Orbital characteristics
- Epoch 4 September 2017 (JD 2458000.5)
- Uncertainty parameter 0
- Observation arc: 157.44 yr (57,504 days)
- Aphelion: 3.0104 AU
- Perihelion: 1.7899 AU
- Semi-major axis: 2.4001 AU
- Eccentricity: 0.2543
- Orbital period (sidereal): 3.72 yr (1,358 days)
- Mean anomaly: 13.891°
- Mean motion: 0° 15^{m} 54.36^{s} / day
- Inclination: 21.606°
- Longitude of ascending node: 214.14°
- Argument of perihelion: 90.245°

Physical characteristics
- Dimensions: 61.05±2.46 km 61.054±2.463 km
- Mass: (5.99 ± 0.60) × 10^{17} kg
- Mean density: 2.21±0.44 g/cm^{3}
- Synodic rotation period: 9.9341±0.0002 h
- Geometric albedo: 0.189±0.005 0.2310±0.024 0.350±0.046
- Spectral type: Tholen = S SMASS = S · S B–V = 0.932 U–B = 0.513
- Absolute magnitude (H): 7.83 · 7.90±0.25

= 25 Phocaea =

Main-belt Phocaea asteroid

25 Phocaea (/foʊˈsiːə/) is a stony asteroid from the inner regions of the asteroid belt, approximately 75 kilometers in diameter. It is the parent body of the Phocaea family. Discovered by Jean Chacornac in 1853, it was named after the ancient Greek city of Phocaea.

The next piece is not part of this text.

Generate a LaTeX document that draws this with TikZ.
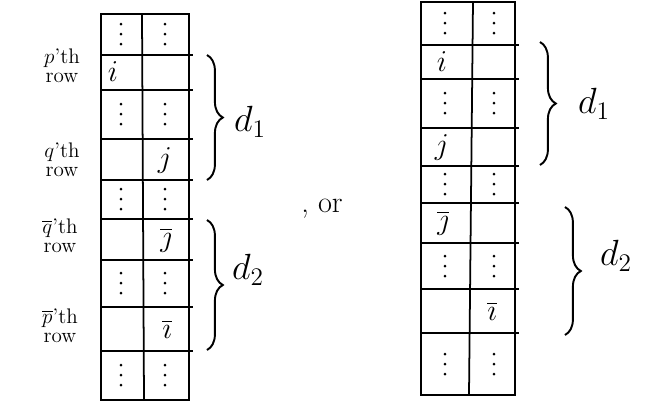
\documentclass[tikz,border=0pt]{standalone}
\usepackage{amsmath}
\usetikzlibrary{decorations.pathreplacing, calc}
\tikzset{
  gridline/.style={line width=1pt},
  cellsym/.style={font=\LARGE, inner sep=0pt},
  rowlabel/.style={font=\large, align=center, inner sep=1pt},
  dbrace/.style={decorate, decoration={brace, amplitude=9pt}, line width=1.1pt},
  dlabel/.style={font=\huge},
  vdotcell/.pic={
    \fill (0,-10) circle (0.85pt);
    \fill (0,0) circle (0.85pt);
    \fill (0,10) circle (0.85pt);
  },
}

\begin{document}
\begin{tikzpicture}[x=0.02cm, y=-0.02cm]
  \useasboundingbox (0,0) rectangle (664,414);
  % Left table: frame, column split, row lines
  \draw[gridline] (101,14) rectangle (189,400);
  \draw[gridline] (142,14) -- (144,400);
  \foreach \y in {55,90,139,180,219,260,307,351}
    \draw[gridline] (101,\y) -- (193,\y);
  % dotted cells
  \foreach \y in {34,114,199,283,375} {
    \pic (lda\y) at (121,\y) {vdotcell};
    \pic (ldb\y) at (165,\y) {vdotcell};
  }
  % entries
  \node[cellsym] (li) at (113,72) {$i$};
  \node[cellsym] (lj) at (165,160) {$j$};
  \node[cellsym] (ljbar) at (166,240) {$\overline{\jmath}$};
  \node[cellsym] (libar) at (167,329) {$\overline{\imath}$};
  % row labels
  \node[rowlabel] (lp) at (62,66) {$p$'th\\[-3pt]row};
  \node[rowlabel] (lq) at (62,160) {$q$'th\\[-3pt]row};
  \node[rowlabel] (lqbar) at (60,236) {$\overline{q}$'th\\[-3pt]row};
  \node[rowlabel] (lpbar) at (60,326) {$\overline{p}$'th\\[-3pt]row};
  % braces
  \coordinate (ld1top) at (207,55);
  \coordinate (ld1bot) at (207,180);
  \coordinate (ld2top) at (207,220);
  \coordinate (ld2bot) at (207,350);
  \draw[dbrace] (ld1top) -- (ld1bot);
  \draw[dbrace] (ld2top) -- (ld2bot);
  \node[dlabel] (ld1) at (250,122) {$d_1$};
  \node[dlabel] (ld2) at (248,270) {$d_2$};
  % separator
  \node[font=\LARGE] (orword) at (322,209) {, or};
  % Right table
  \draw[gridline] (421,2) rectangle (515,395);
  \draw[gridline] (473,2) -- (469,395);
  \foreach \y in {45,79,128,166,203,243,289,333}
    \draw[gridline] (421,\y) -- (519,\y);
  \foreach \y in {23,103,184,266,364} {
    \pic (rda\y) at (445,\y) {vdotcell};
    \pic (rdb\y) at (494,\y) {vdotcell};
  }
  \node[cellsym] (ri) at (442,62) {$i$};
  \node[cellsym] (rj) at (442,147) {$j$};
  \node[cellsym] (rjbar) at (443,223) {$\overline{\jmath}$};
  \node[cellsym] (ribar) at (492,311) {$\overline{\imath}$};
  % braces
  \coordinate (rd1top) at (540,42);
  \coordinate (rd1bot) at (540,165);
  \coordinate (rd2top) at (565,207);
  \coordinate (rd2bot) at (565,335);
  \draw[dbrace] (rd1top) -- (rd1bot);
  \draw[dbrace] (rd2top) -- (rd2bot);
  \node[dlabel] (rd1) at (594,104) {$d_1$};
  \node[dlabel] (rd2) at (616,256) {$d_2$};
\end{tikzpicture}
\end{document}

== Discovery and naming ==

Phocaea was discovered on 6 April 1853, by French astronomer Jean Chacornac at Marseille Observatory in southern France. It was his first asteroid discovery out of a total of six. The asteroid was named after the ancient Ionian Greek city of Phocaea, modern-day Foça in Turkey, where the founders of Marseille came from. The naming was proposed by French astronomer Benjamin Valz.

== Classification and orbit ==

Phocaea is the parent body and namesake of the Phocaea family (701), a large asteroid family of stony asteroids in the inner main belt.

It orbits the Sun at a distance of 1.8–3.0 AU once every 3 years and 9 months (1,358 days). Its orbit has an eccentricity of 0.25 and an inclination of 22° with respect to the ecliptic. The body's observation arc begins at Vienna Observatory in March 1860, almost 7 years after its official discovery observation at Marseille.

== Physical characteristics ==

Phocaea is a stony S-type asteroid in both the Tholen and SMASS classification, and has also been characterized as such by others.

Photometric observations of this asteroid at the Organ Mesa Observatory in Las Cruces, New Mexico during 2010 gave a lightcurve with a period of 9.9341 ± 0.0002 hours. The brightness near the deepest minimum of the light curve showed changes with phase angle, which is the result of shadows extending across surface irregularities. Several other lightcurves have also been obtained.

Phocaea has also been studied by radar.

According to the surveys carried out by the Infrared Astronomical Satellite IRAS, the Japanese Akari satellite and the NEOWISE mission of NASA's Wide-field Infrared Survey Explorer, Phocaea measures between 61.05 and 83.21 kilometers in diameter and its surface has an albedo between 0.189 and 0.350.

The Collaborative Asteroid Lightcurve Link adopts the results obtained by IRAS, that is, an albedo of 0.2310 and a diameter of 75.13 kilometers based on an absolute magnitude of 7.83.

The asteroid has a mass of (5.99 ± 0.60) × 10^{17} kilograms and a mean density of 2.21±0.44 grams per cubic centimeters, which lies approximately in between the density of limestone and concrete/gravel.